Il Governatore della Banca d’Italia al meeting di Comunicazione e Liberazione a Rimini: «Nel prossimo anno l’economia dovrebbe tornare a crescere». Non poche aziende, a causa del crollo della domanda, «potrebbero non sopravvivere». «Necessarie riforme strutturali nel Paese» e urge il «ripristino della piena fuzionalità del sistema creditizio».
«L’Italia sta uscendo dalla crisi e dal prossimo anno l’economia dovrebbe, seppur di poco, tornare a crescere». Lo afferma il Governatore della Banca d’Italia, Mario Draghi, intervenendo al meeting di Rimini. «L’impatto più duro della crisi si sta attenuando», sottolinea Draghi «in estate la produzione industriale dovrebbe aver cessato di cadere, il clima di fiducia delle imprese e dei consumatori ha dato segni di risveglio, la domanda di autoveicoli si è ravvivata». «Nella media del 2009 – aggiunge il Governatore – la caduta del Pil rispetto all’anno precedente risulterà in Italia intorno al 5%, nel prossimo anno, il graduale recupero della domanda mondiale previsto dalle maggiori organizzazioni internazionali potrebbe consentire all’economia italiana di tornare a crescere, sia pure di poco».
La velocità di uscita dalla crisi dipende, comunque, «dal ripristino della piena funzionalità del mercato creditizio». Adesso, aggiunge il Governatore di Bankitalia, le banche italiane «devono affinare la loro capacità di selezionare il merito creditizio». «Le nostre banche – osserva Draghi – disponevano di solidi argini contro le conseguenze più distruttive della crisi: nella loro buona situazione patrimoniale, nella centralità del rapporto con i depositanti». Tuttavia i mesi che ci attendono, sottolinea il numero uno di via Nazionale «sono mesi cruciali, in cui si decide la sorte di molte aziende produttive.

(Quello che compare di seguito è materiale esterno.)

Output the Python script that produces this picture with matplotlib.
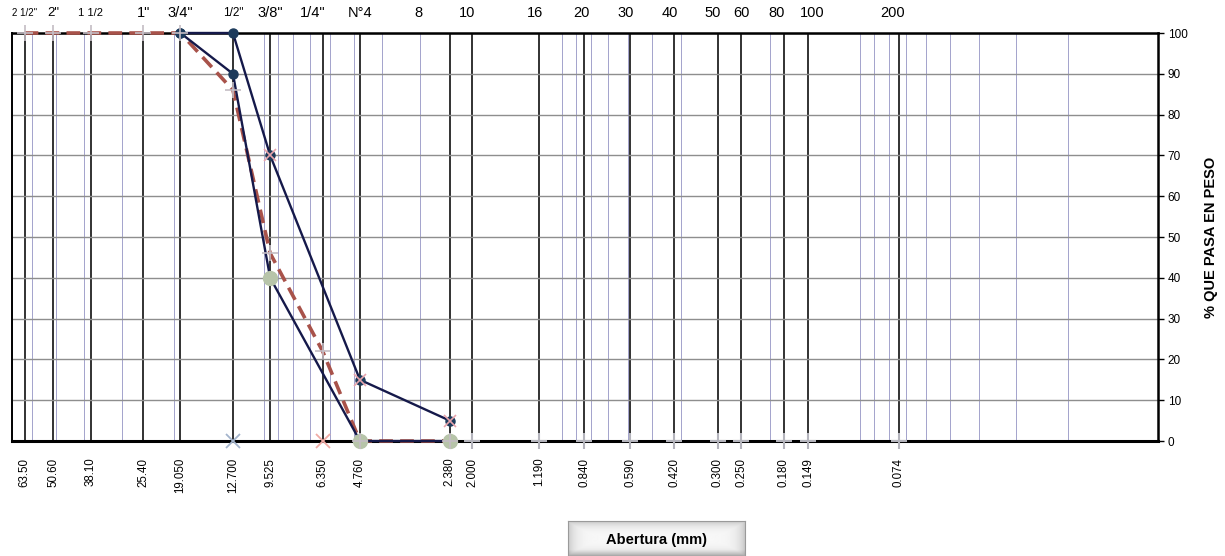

La stabilità degli intermediari finanziari deve potersi coniugare con il lungimirante sostegno a quelle aziende produttive che, pur illiquide, siano fondamentalmente solide».
Molte aziende, purtroppo, rischiano la sopravvivenza. Il Governatore della Banca d’Italia, sottolinea che si tratta di «mesi cruciali in cui si decide la sorte di molte aziende». «Non poche imprese (soprattutto quelle più esposte verso gli intermediari finanziari) che avevano avviato prima della crisi una promettente ristrutturazione, colte a metà del guado dal crollo della domanda – dice Draghi – potrebbero veder frustrato il loro sforzo di adeguamento organizzativo, tecnologico e di mercato, rischiano la stessa sopravvivenza». Secondo il Governatore «un deterioramento prolungato del mercato del lavoro potrebbe compromettere la ripresa dei consumi e depauperare il capitale umano».
Rispetto al tema della contrattazione collettiva, Draghi dice che non deve esserci alcun ripristino delle gabbie salariali, ma «gradi più elevati di decentramento e di flessibilità nella contrattazione», quindi un maggior peso della contrattazione di secondo livello.
«Non si tratta di imporre vincoli aggiuntivi al processo di determinazione dei salari con il ripristino delle cosiddette gabbie salariali, ma al contrario di conseguire gradi più elevati di decentramento e di flessibilità nella contrattazione. Le parti sociali – aggiunge – si sono progressivamente orientate in questo senso, da ultimo con l’accordo recente che prevede un maggior peso della contrattazione di secondo livello».
«Con la crisi i problemi di struttura della nostra economia si sono fatti più urgenti». È la convizione di Draghi che aggiunge: «un mero ritorno ai deboli ritmi di crescita degli anni precedenti ci condannerebbe a un arretramento ancora più netto nel novero dei paesi avanzati. E’ necessario muoversi nella prospettiva di una ricostruzione della struttura economica del Paese».
Sugli immigrati, poi, Draghi ha sottolineato che grazie alla disponibilità del lavoro straniero il Paese ha una «risorsa, potenzialmente di grande rilevanza per la nostra economia». Draghi, tuttavia, avverte: «potremo utilizzarla solo se saranno governati i gravi problemi che essa pone sotto il profilo della integrazione sociale e culturale».